As for the New Testament, Jesus himself, far from being a world-denying ascetic, was accused of being a wino and a chowhound (Matthew 11:19). When he heard that his friend Lazarus was dead, he didn't mouth any pious cliches about what a merciful release it was. He wept.

The whole idea of incarnation, of the word becoming flesh, affirms the physical and fleshly in yet another way, by declaring that it was a uniform even God wasn't ashamed to wear.

Saint Paul undoubtedly had his hang-ups, but when he compares flesh unfavorably to spirit, he is not talking about body versus soul, but about the old person without Christ versus the new person with him.

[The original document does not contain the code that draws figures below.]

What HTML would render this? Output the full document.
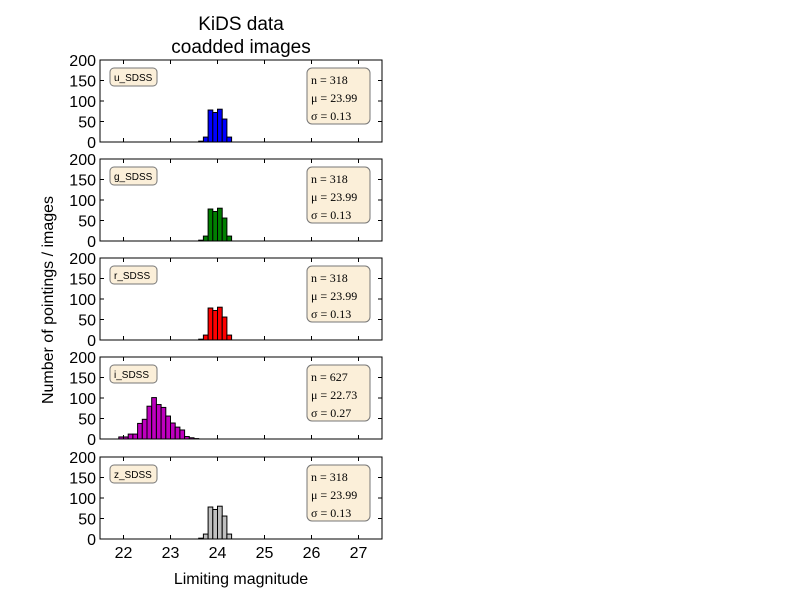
<!DOCTYPE html>
<html><head><meta charset="utf-8"><style>
body{margin:0;background:#fff;}
svg{font-family:"Liberation Sans","DejaVu Sans",sans-serif;}
</style></head><body>
<svg id="chart" width="800" height="600" xmlns="http://www.w3.org/2000/svg">
<text x="241" y="30" font-size="19" text-anchor="middle">KiDS data</text>
<text x="241" y="53" font-size="19" text-anchor="middle">coadded images</text>
<text transform="translate(53,300) rotate(-90)" font-size="16" text-anchor="middle">Number of pointings / images</text>
<text x="241" y="584" font-size="16" text-anchor="middle">Limiting magnitude</text>
</svg>
<script>
const bands = ["u_SDSS","g_SDSS","r_SDSS","i_SDSS","z_SDSS"];
const colors = ["#0000ff","#007f00","#ff0000","#bf00bf","#bfbfbf"];
const binStarts = [
  [23.6,23.7,23.8,23.9,24.0,24.1,24.2],
  [23.6,23.7,23.8,23.9,24.0,24.1,24.2],
  [23.6,23.7,23.8,23.9,24.0,24.1,24.2],
  [21.9,22.0,22.1,22.2,22.3,22.4,22.5,22.6,22.7,22.8,22.9,23.0,23.1,23.2,23.3,23.4,23.5],
  [23.6,23.7,23.8,23.9,24.0,24.1,24.2]
];
const counts = [
  [2,12,78,72,80,56,12],
  [2,12,78,72,80,56,12],
  [2,12,78,72,80,56,12],
  [5,5,12,12,38,48,80,101,84,77,56,39,29,22,6,3,1],
  [2,12,78,72,80,56,12]
];
const nVals = ["318","318","318","627","318"];
const muVals = ["23.99","23.99","23.99","22.73","23.99"];
const sigVals = ["0.13","0.13","0.13","0.27","0.13"];
const xTicks = [22,23,24,25,26,27];
const yTicks = [0,50,100,150,200];
const binWidth = 0.1;

const NS="http://www.w3.org/2000/svg";
const svg=document.getElementById('chart');
const L=100,R=382,xMin=21.5,xMax=27.5;
const panelTops=[60,159,258,357,457], PH=82;
function X(v){return L+(v-xMin)/(xMax-xMin)*(R-L);}
function mk(tag,attrs,parent){const e=document.createElementNS(NS,tag);for(const k in attrs)e.setAttribute(k,attrs[k]);(parent||svg).appendChild(e);return e;}

bands.forEach((b,i)=>{
  const top=panelTops[i];
  const Y=v=>top+PH-v/200*PH;
  const g=mk('g',{});
  
  
  counts[i].forEach((c,j)=>{
    const x0=X(binStarts[i][j]),x1=X(binStarts[i][j]+binWidth);
    const r=mk('rect',{x:x0,y:Y(c),width:x1-x0,height:Y(0)-Y(c),fill:colors[i],stroke:'#000','stroke-width':1},g);
    
    
  });
  const fr=mk('rect',{x:L,y:top,width:R-L,height:PH,fill:'none',stroke:'#000','stroke-width':1},g);
  
  
  yTicks.forEach(t=>{
    mk('line',{x1:L,x2:L+4,y1:Y(t),y2:Y(t),stroke:'#000'},g);
    mk('line',{x1:R,x2:R-4,y1:Y(t),y2:Y(t),stroke:'#000'},g);
    const tx=mk('text',{x:L-4,y:Y(t)+6,'font-size':16,'text-anchor':'end'},g);
    tx.textContent=t;
    
    
  });
  xTicks.forEach(t=>{
    mk('line',{x1:X(t),x2:X(t),y1:top+PH,y2:top+PH-4,stroke:'#000'},g);
    mk('line',{x1:X(t),x2:X(t),y1:top,y2:top+4,stroke:'#000'},g);
    if(i===4){
      const tx=mk('text',{x:X(t),y:top+PH+19,'font-size':16,'text-anchor':'middle'},g);
      tx.textContent=t;
      
      
    }
  });
  const lb=mk('rect',{x:110,y:top+8,width:47,height:18,rx:4,fill:'#fbefd9',stroke:'#777'},g);
  
  
  const lt=mk('text',{x:114,y:top+21,'font-size':10},g);
  lt.textContent=b;
  
  
  const sb=mk('rect',{x:307,y:top+8,width:63,height:56,rx:5,fill:'#fbefd9',stroke:'#777'},g);
  
  
  const lines=['n = '+nVals[i],'μ = '+muVals[i],'σ = '+sigVals[i]];
  lines.forEach((s,k)=>{
    const t=mk('text',{x:311,y:top+24+k*18,'font-size':12,'font-family':'"Liberation Serif",serif'},g);
    t.textContent=s;
    
    
  });
});
</script>
</body></html>
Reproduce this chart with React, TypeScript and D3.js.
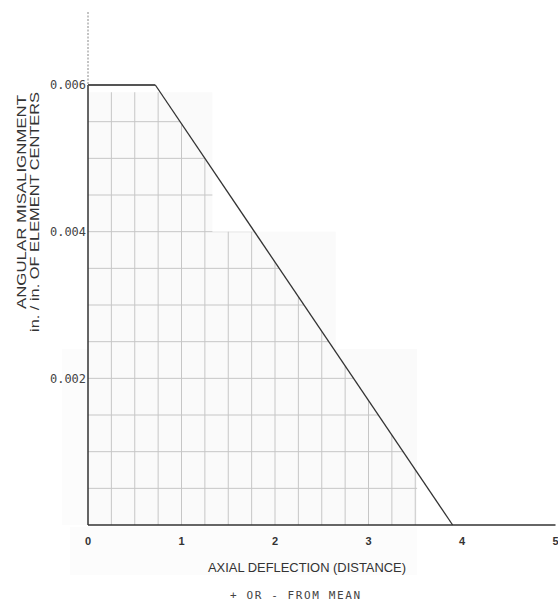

3. Those who believe in the immortality of the soul believe that life after death is as natural a human function as waking after sleep.

The Bible, instead, speaks of resurrection. It is entirely unnatural. We do not go on living beyond the grave because that's how we are made. Rather, we go to our graves as dead as a doornail and are given our lives back again by God (i.e., resurrected), just as we were given them by God in the first place, because that is the way God is made.

4. All the major Christian creeds affirm belief in resurrection of the body. In other words, they affirm the belief that what God in spite of everything prizes enough to bring back to life is not just some disembodied echo of human beings but a new and revised version of all the things that made them the particular human beings they were and that they need something like a body to express: their personality, the way they looked, the sound of their voices, their peculiar capacity for creating and loving, in some sense their faces.

5. The idea of the immortality of the soul is based on the experience of humanity's indomitable spirit. The idea of the resurrection of the body is based on the experience of God's unspeakable love.